Why Is It Hard to Get Diagnosed with Endometriosis?
1 in 9 women at a reproductive age are diagnosed with endometriosis, a progressive and inflammatory disease that can contribute to infertility, and a host of life-altering and debilitating symptoms such as pain and fatigue. It can take anywhere between 7 to 12 years to be diagnosed with endometriosis.1,2
Endometriosis costs the United States approximately $69.4 billion per year in health expenditure. Data also shows that the average annual health care costs are more than 3 times greater for women who have endometriosis, than women without endometriosis.2
The annual health care costs for women with endometriosis are similar to other chronic diseases such as Crohn’s disease, diabetes, and rheumatoid arthritis, which receive far more resources than endometriosis.2
So given these sobering statistics, why does it take so long to get diagnosed with endometriosis?
Stigma and taboo
One reason for the delay is believed to be the stigma surrounding menstrual issues and the normalization of women’s pain. It’s estimated women wait for around 2.3 years from the onset of symptoms before they seek help. The societal normalization of women’s pain and the taboo around topics such as painful sex, period pain can prevent women and girls from discussing their symptoms with family and health care providers.
Lack of understanding of the disease
One of the reasons why endometriosis is not diagnosed is due to a lack of understanding about the disease. There is also a variation around the symptoms women can experience which can make it difficult to diagnose. An example of this is that chronic pelvic pain is not specific to endometriosis, but can be because a range of other conditions such as, irritable bowel syndrome and pelvic inflammatory disease. The process of ruling out other conditions can then contribute to the delay in diagnosis.2
Health care provider barriers
Unfortunately, women with endometriosis make several visits to their primary health care provider before being referred to a specialist. Nearly three-quarters of women experience a misdiagnosis.2
A survey found that two thirds of general health care practitioners do not feel comfortable making a diagnosis of endometriosis.
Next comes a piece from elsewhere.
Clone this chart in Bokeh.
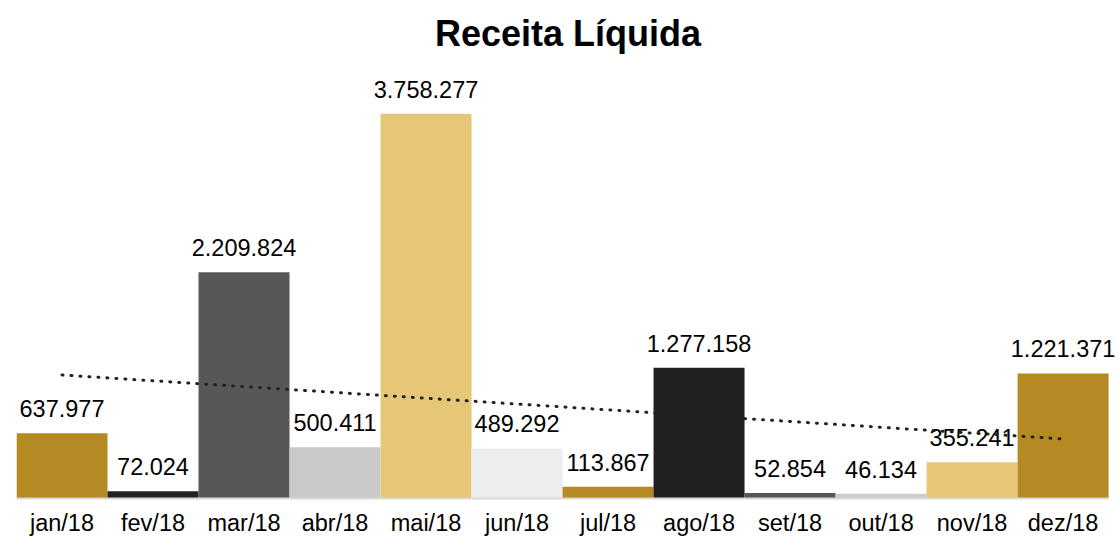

Additionally, 50% were unable to name three of the main symptoms of endometriosis.2
It has also been reported that doctors may trivialize symptoms, or may feel uncomfortable discussing symptoms with their patients, especially young women.2
Barriers due to diagnostic tools
In addition to the lack of awareness and education surrounding endometriosis, the lack of non-invasive diagnostic tools, such as blood tests or imaging, may also be a contributing factor.2
The only way to diagnose endometriosis is through laparoscopic surgery, which requires expertise in surgery for endometriosis. Additionally, those without insurance coverage for a laparoscopic procedure also may be a barrier.
The bottom line
The contributing reasons as to why it is so difficult to get diagnosed and to find good health care when it comes to endometriosis seems to come down to the following reasons:
- Inadequate primary health care practitioner training
- Lack of research/lack of understanding about what causes the disease
- Invasive diagnostic tools
- The normalization of period pain
- The unwillingness to discuss women’s reproductive health
Given these barriers it is important for women to be their own advocate, to find support and become as informed as possible.